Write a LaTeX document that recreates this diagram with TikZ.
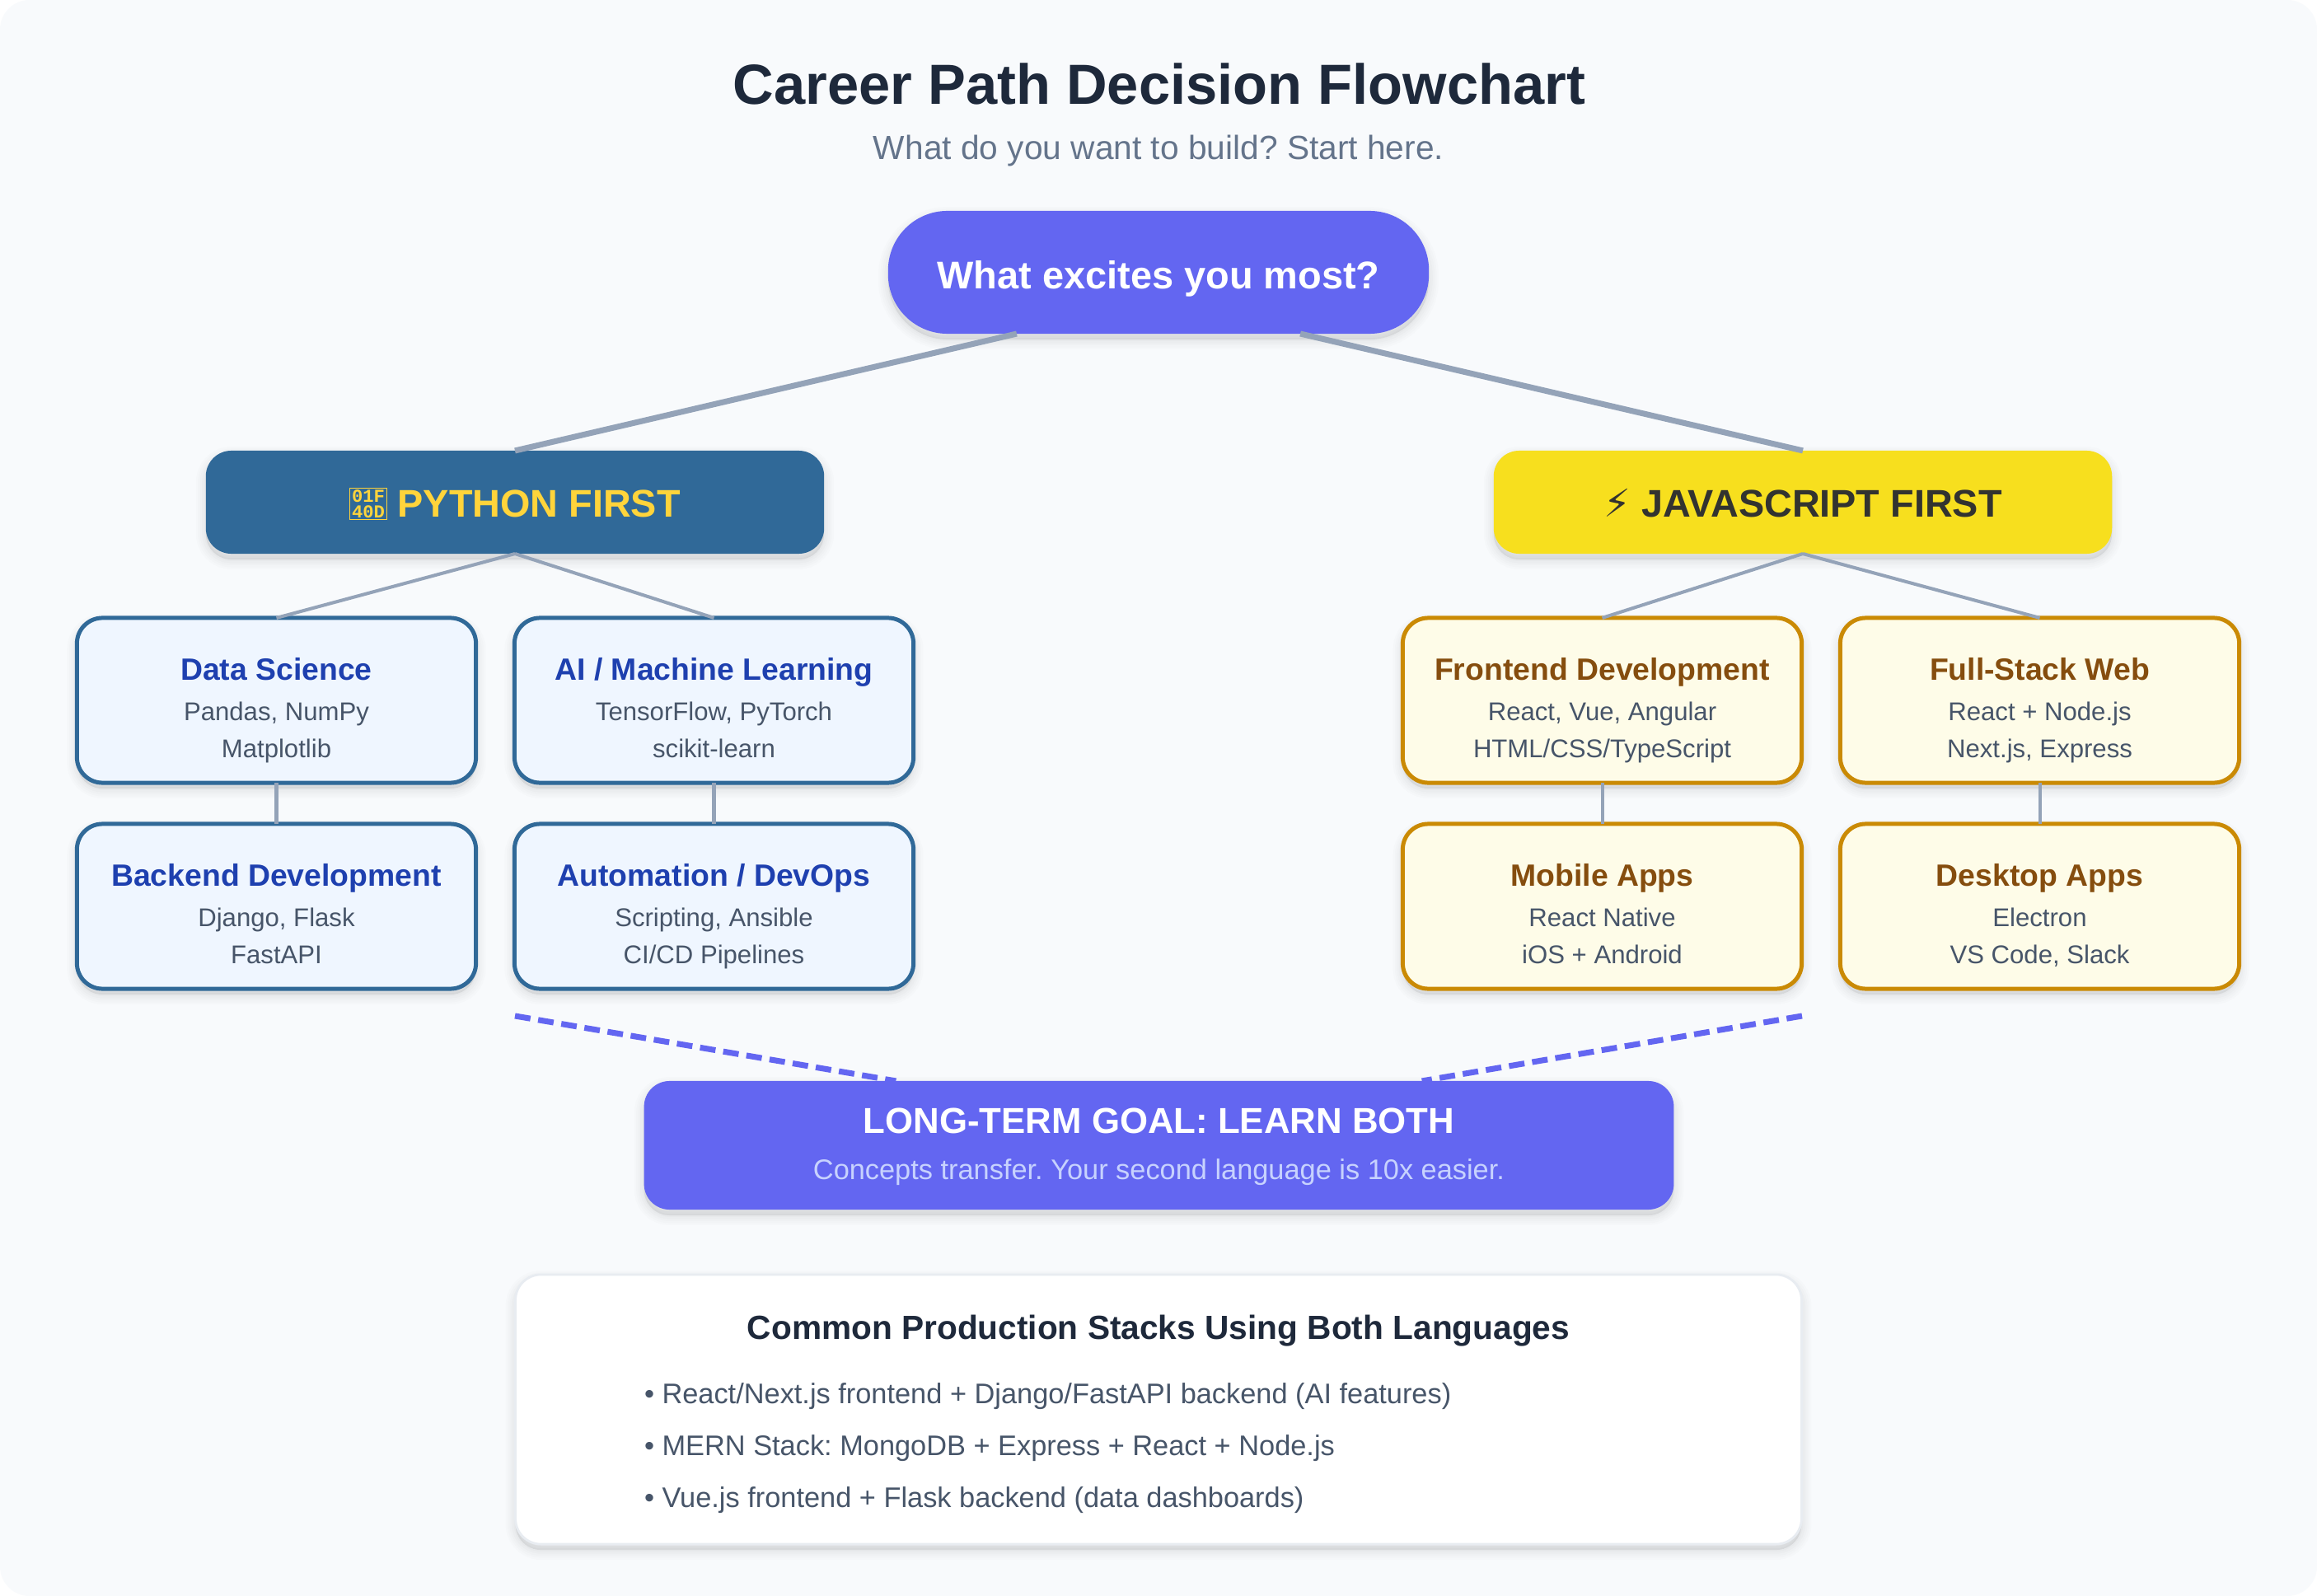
\documentclass[tikz,border=0pt]{standalone}
\usepackage{fontspec}
\setmainfont{Liberation Sans}
\newfontfamily\symfont{DejaVu Sans}
\newfontfamily\tofufont{Liberation Mono}
\usetikzlibrary{positioning}

\definecolor{pageback}{HTML}{F8FAFC}
\definecolor{indigo}{HTML}{6366F1}
\definecolor{pyblue}{HTML}{306998}
\definecolor{pyyellow}{HTML}{FFD43B}
\definecolor{jsyellow}{HTML}{F7DF1E}
\definecolor{jsdark}{HTML}{323330}
\definecolor{pyfill}{HTML}{EFF6FF}
\definecolor{pyhead}{HTML}{1E40AF}
\definecolor{jsfill}{HTML}{FEFCE8}
\definecolor{jsline}{HTML}{CA8A04}
\definecolor{jshead}{HTML}{854D0E}
\definecolor{inktitle}{HTML}{1E293B}
\definecolor{inkbody}{HTML}{475569}
\definecolor{inkmuted}{HTML}{64748B}
\definecolor{wire}{HTML}{94A3B8}
\definecolor{softblue}{HTML}{C7D2FE}
\definecolor{rimline}{HTML}{E8ECF1}

\newcommand{\cardhead}[2]{{\fontsize{10.62pt}{12.8pt}\selectfont\bfseries\color{#1}#2}}
\newcommand{\tofubox}{\raisebox{-0.05pt}{\fboxsep=0.5pt\fboxrule=0.3pt\fbox{\vbox{\baselineskip=5.2pt\hbox{\tofufont\fontsize{6.3pt}{5.2pt}\selectfont 01F}\hbox{\tofufont\fontsize{6.3pt}{5.2pt}\selectfont 40D}}}}}

\tikzset{
    softshadow/.style={
        preaction={draw=black,fill=black,opacity=.010,line width=6.8pt,transform canvas={yshift=-.07cm}},
        preaction={draw=black,fill=black,opacity=.012,line width=5.4pt,transform canvas={yshift=-.07cm}},
        preaction={draw=black,fill=black,opacity=.012,line width=4pt,transform canvas={yshift=-.07cm}},
        preaction={draw=black,fill=black,opacity=.014,line width=2.6pt,transform canvas={yshift=-.07cm}},
        preaction={draw=black,fill=black,opacity=.014,line width=1.1pt,transform canvas={yshift=-.07cm}}
    },
    basebox/.style={rounded corners=.31cm,inner sep=0pt,outer sep=0pt,softshadow},
    card/.style={basebox,line width=1.42pt,minimum width=4.84cm,minimum height=2cm,align=center,
        text height=39.3pt,text depth=0pt,text=inkbody,font=\fontsize{8.85pt}{12.8pt}\selectfont},
    pycard/.style={card,draw=pyblue,fill=pyfill},
    jscard/.style={card,draw=jsline,fill=jsfill},
    branch/.style={basebox,minimum width=7.5cm,minimum height=1.25cm,text height=10.5pt,text depth=0pt,
        font=\fontsize{13.3pt}{15pt}\selectfont\bfseries},
    textline/.style={inner sep=0pt,outer sep=0pt,anchor=base},
    trunk/.style={draw=wire,line width=2pt},
    twig/.style={draw=wire,line width=1.15pt},
    goalline/.style={draw=indigo,line width=2pt,dash pattern=on 5.4pt off 2.7pt}
}

\begin{document}
\frenchspacing
\begin{tikzpicture}[x=0.01cm,y=-0.01cm]
    \useasboundingbox (0,0) rectangle (2812,1937);
    \fill [white] (0,0) rectangle (2812,1937);
    \fill [pageback,rounded corners=.36cm] (0,0) rectangle (2812,1937);

    \node [textline,text=inktitle,font=\fontsize{19.53pt}{22pt}\selectfont\bfseries] (title) at (1407,127) {Career Path Decision Flowchart};
    \node [textline,text=inkmuted,font=\fontsize{11.57pt}{14pt}\selectfont] (subtitle) at (1406,194) {What do you want to build? Start here.};

    \node [basebox,rounded corners=.72cm,fill=indigo,text=white,minimum width=6.56cm,minimum height=1.49cm,text height=11.6pt,text depth=0pt,font=\fontsize{13.34pt}{17pt}\selectfont\bfseries] (root) at (1406,330.5) {What excites you most?};

    \node [branch,fill=pyblue,text=pyyellow] (python) at (625,609.5) {\tofubox{} PYTHON FIRST};
    \node [branch,fill=jsyellow,text=jsdark] (javascript) at (2188,609.5) {{\symfont\symbol{"26A1}} JAVASCRIPT FIRST};

    \node [pycard] (datascience) at (335.5,850) {\cardhead{pyhead}{Data Science}\\[1.14pt]Pandas, NumPy\\Matplotlib};
    \node [pycard] (machinelearning) at (866.5,850) {\cardhead{pyhead}{AI / Machine Learning}\\[1.14pt]TensorFlow, PyTorch\\scikit-learn};
    \node [pycard] (backend) at (335.5,1100) {\cardhead{pyhead}{Backend Development}\\[1.14pt]Django, Flask\\FastAPI};
    \node [pycard] (automation) at (866.5,1100) {\cardhead{pyhead}{Automation / DevOps}\\[1.14pt]Scripting, Ansible\\CI/CD Pipelines};

    \node [jscard] (frontend) at (1944.5,850) {\cardhead{jshead}{Frontend Development}\\[1.14pt]React, Vue, Angular\\HTML/CSS/TypeScript};
    \node [jscard] (fullstack) at (2475.5,850) {\cardhead{jshead}{Full-Stack Web}\\[1.14pt]React + Node.js\\Next.js, Express};
    \node [jscard] (mobile) at (1944.5,1100) {\cardhead{jshead}{Mobile Apps}\\[1.14pt]React Native\\iOS + Android};
    \node [jscard] (desktop) at (2475.5,1100) {\cardhead{jshead}{Desktop Apps}\\[1.14pt]Electron\\VS Code, Slack};

    \node [basebox,fill=indigo,text=white,minimum width=12.49cm,minimum height=1.56cm,align=center,text height=23.6pt,text depth=0pt,font=\fontsize{12.45pt}{15.9pt}\selectfont] (goal) at (1406.5,1390) {{\bfseries LONG-TERM GOAL: LEARN BOTH}\\{\fontsize{9.77pt}{15.9pt}\selectfont\color{softblue}Concepts transfer. Your second language is 10x easier.}};

    \node [basebox,fill=white,draw=rimline,line width=.8pt,minimum width=15.6cm,minimum height=3.27cm] (stacks) at (1406,1710.5) {};
    \node [textline,text=inktitle,font=\fontsize{11.56pt}{14pt}\selectfont\bfseries] (stackstitle) at (1406,1625) {Common Production Stacks Using Both Languages};
    \node [textline,anchor=base west,text=inkbody,font=\fontsize{9.77pt}{12pt}\selectfont] (stackone) at (782,1703) {• React/Next.js frontend + Django/FastAPI backend (AI features)};
    \node [textline,anchor=base west,text=inkbody,font=\fontsize{9.77pt}{12pt}\selectfont] (stacktwo) at (782,1766) {• MERN Stack: MongoDB + Express + React + Node.js};
    \node [textline,anchor=base west,text=inkbody,font=\fontsize{9.77pt}{12pt}\selectfont] (stackthree) at (782,1829) {• Vue.js frontend + Flask backend (data dashboards)};

    \coordinate (dashleft) at (625,1233);
    \coordinate (dashright) at (2187,1233);

    \draw [trunk] ([xshift=-1.72cm]root.south) -- (python.north);
    \draw [trunk] ([xshift=1.72cm]root.south) -- (javascript.north);

    \draw [twig] (python.south) -- (datascience.north);
    \draw [twig] (python.south) -- (machinelearning.north);
    \draw [twig] (datascience.south) -- (backend.north);
    \draw [twig] (machinelearning.south) -- (automation.north);

    \draw [twig] (javascript.south) -- (frontend.north);
    \draw [twig] (javascript.south) -- (fullstack.north);
    \draw [twig] (frontend.south) -- (mobile.north);
    \draw [twig] (fullstack.south) -- (desktop.north);

    \draw [goalline] (dashleft) -- ([xshift=-3.19cm]goal.north);
    \draw [goalline] (dashright) -- ([xshift=3.19cm]goal.north);
\end{tikzpicture}
\end{document}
-*-
WHAT IS NEEDED: Omit every picture while copying the listing above exactly.

FINAL ANSWER:
Write a LaTeX document that recreates this diagram with TikZ.
\documentclass[tikz,border=0pt]{standalone}
\usepackage{fontspec}
\setmainfont{Liberation Sans}
\newfontfamily\symfont{DejaVu Sans}
\newfontfamily\tofufont{Liberation Mono}
\usetikzlibrary{positioning}

\definecolor{pageback}{HTML}{F8FAFC}
\definecolor{indigo}{HTML}{6366F1}
\definecolor{pyblue}{HTML}{306998}
\definecolor{pyyellow}{HTML}{FFD43B}
\definecolor{jsyellow}{HTML}{F7DF1E}
\definecolor{jsdark}{HTML}{323330}
\definecolor{pyfill}{HTML}{EFF6FF}
\definecolor{pyhead}{HTML}{1E40AF}
\definecolor{jsfill}{HTML}{FEFCE8}
\definecolor{jsline}{HTML}{CA8A04}
\definecolor{jshead}{HTML}{854D0E}
\definecolor{inktitle}{HTML}{1E293B}
\definecolor{inkbody}{HTML}{475569}
\definecolor{inkmuted}{HTML}{64748B}
\definecolor{wire}{HTML}{94A3B8}
\definecolor{softblue}{HTML}{C7D2FE}
\definecolor{rimline}{HTML}{E8ECF1}

\newcommand{\cardhead}[2]{{\fontsize{10.62pt}{12.8pt}\selectfont\bfseries\color{#1}#2}}
\newcommand{\tofubox}{\raisebox{-0.05pt}{\fboxsep=0.5pt\fboxrule=0.3pt\fbox{\vbox{\baselineskip=5.2pt\hbox{\tofufont\fontsize{6.3pt}{5.2pt}\selectfont 01F}\hbox{\tofufont\fontsize{6.3pt}{5.2pt}\selectfont 40D}}}}}

\tikzset{
    softshadow/.style={
        preaction={draw=black,fill=black,opacity=.010,line width=6.8pt,transform canvas={yshift=-.07cm}},
        preaction={draw=black,fill=black,opacity=.012,line width=5.4pt,transform canvas={yshift=-.07cm}},
        preaction={draw=black,fill=black,opacity=.012,line width=4pt,transform canvas={yshift=-.07cm}},
        preaction={draw=black,fill=black,opacity=.014,line width=2.6pt,transform canvas={yshift=-.07cm}},
        preaction={draw=black,fill=black,opacity=.014,line width=1.1pt,transform canvas={yshift=-.07cm}}
    },
    basebox/.style={rounded corners=.31cm,inner sep=0pt,outer sep=0pt,softshadow},
    card/.style={basebox,line width=1.42pt,minimum width=4.84cm,minimum height=2cm,align=center,
        text height=39.3pt,text depth=0pt,text=inkbody,font=\fontsize{8.85pt}{12.8pt}\selectfont},
    pycard/.style={card,draw=pyblue,fill=pyfill},
    jscard/.style={card,draw=jsline,fill=jsfill},
    branch/.style={basebox,minimum width=7.5cm,minimum height=1.25cm,text height=10.5pt,text depth=0pt,
        font=\fontsize{13.3pt}{15pt}\selectfont\bfseries},
    textline/.style={inner sep=0pt,outer sep=0pt,anchor=base},
    trunk/.style={draw=wire,line width=2pt},
    twig/.style={draw=wire,line width=1.15pt},
    goalline/.style={draw=indigo,line width=2pt,dash pattern=on 5.4pt off 2.7pt}
}

\begin{document}
\frenchspacing
\begin{tikzpicture}[x=0.01cm,y=-0.01cm]
    \useasboundingbox (0,0) rectangle (2812,1937);
    \fill [white] (0,0) rectangle (2812,1937);
    \fill [pageback,rounded corners=.36cm] (0,0) rectangle (2812,1937);

    \node [textline,text=inktitle,font=\fontsize{19.53pt}{22pt}\selectfont\bfseries] (title) at (1407,127) {Career Path Decision Flowchart};
    \node [textline,text=inkmuted,font=\fontsize{11.57pt}{14pt}\selectfont] (subtitle) at (1406,194) {What do you want to build? Start here.};

    \node [basebox,rounded corners=.72cm,fill=indigo,text=white,minimum width=6.56cm,minimum height=1.49cm,text height=11.6pt,text depth=0pt,font=\fontsize{13.34pt}{17pt}\selectfont\bfseries] (root) at (1406,330.5) {What excites you most?};

    \node [branch,fill=pyblue,text=pyyellow] (python) at (625,609.5) {\tofubox{} PYTHON FIRST};
    \node [branch,fill=jsyellow,text=jsdark] (javascript) at (2188,609.5) {{\symfont\symbol{"26A1}} JAVASCRIPT FIRST};

    \node [pycard] (datascience) at (335.5,850) {\cardhead{pyhead}{Data Science}\\[1.14pt]Pandas, NumPy\\Matplotlib};
    \node [pycard] (machinelearning) at (866.5,850) {\cardhead{pyhead}{AI / Machine Learning}\\[1.14pt]TensorFlow, PyTorch\\scikit-learn};
    \node [pycard] (backend) at (335.5,1100) {\cardhead{pyhead}{Backend Development}\\[1.14pt]Django, Flask\\FastAPI};
    \node [pycard] (automation) at (866.5,1100) {\cardhead{pyhead}{Automation / DevOps}\\[1.14pt]Scripting, Ansible\\CI/CD Pipelines};

    \node [jscard] (frontend) at (1944.5,850) {\cardhead{jshead}{Frontend Development}\\[1.14pt]React, Vue, Angular\\HTML/CSS/TypeScript};
    \node [jscard] (fullstack) at (2475.5,850) {\cardhead{jshead}{Full-Stack Web}\\[1.14pt]React + Node.js\\Next.js, Express};
    \node [jscard] (mobile) at (1944.5,1100) {\cardhead{jshead}{Mobile Apps}\\[1.14pt]React Native\\iOS + Android};
    \node [jscard] (desktop) at (2475.5,1100) {\cardhead{jshead}{Desktop Apps}\\[1.14pt]Electron\\VS Code, Slack};

    \node [basebox,fill=indigo,text=white,minimum width=12.49cm,minimum height=1.56cm,align=center,text height=23.6pt,text depth=0pt,font=\fontsize{12.45pt}{15.9pt}\selectfont] (goal) at (1406.5,1390) {{\bfseries LONG-TERM GOAL: LEARN BOTH}\\{\fontsize{9.77pt}{15.9pt}\selectfont\color{softblue}Concepts transfer. Your second language is 10x easier.}};

    \node [basebox,fill=white,draw=rimline,line width=.8pt,minimum width=15.6cm,minimum height=3.27cm] (stacks) at (1406,1710.5) {};
    \node [textline,text=inktitle,font=\fontsize{11.56pt}{14pt}\selectfont\bfseries] (stackstitle) at (1406,1625) {Common Production Stacks Using Both Languages};
    \node [textline,anchor=base west,text=inkbody,font=\fontsize{9.77pt}{12pt}\selectfont] (stackone) at (782,1703) {• React/Next.js frontend + Django/FastAPI backend (AI features)};
    \node [textline,anchor=base west,text=inkbody,font=\fontsize{9.77pt}{12pt}\selectfont] (stacktwo) at (782,1766) {• MERN Stack: MongoDB + Express + React + Node.js};
    \node [textline,anchor=base west,text=inkbody,font=\fontsize{9.77pt}{12pt}\selectfont] (stackthree) at (782,1829) {• Vue.js frontend + Flask backend (data dashboards)};

    \coordinate (dashleft) at (625,1233);
    \coordinate (dashright) at (2187,1233);

    \draw [trunk] ([xshift=-1.72cm]root.south) -- (python.north);
    \draw [trunk] ([xshift=1.72cm]root.south) -- (javascript.north);

    \draw [twig] (python.south) -- (datascience.north);
    \draw [twig] (python.south) -- (machinelearning.north);
    \draw [twig] (datascience.south) -- (backend.north);
    \draw [twig] (machinelearning.south) -- (automation.north);

    \draw [twig] (javascript.south) -- (frontend.north);
    \draw [twig] (javascript.south) -- (fullstack.north);
    \draw [twig] (frontend.south) -- (mobile.north);
    \draw [twig] (fullstack.south) -- (desktop.north);

    \draw [goalline] (dashleft) -- ([xshift=-3.19cm]goal.north);
    \draw [goalline] (dashright) -- ([xshift=3.19cm]goal.north);
\end{tikzpicture}
\end{document}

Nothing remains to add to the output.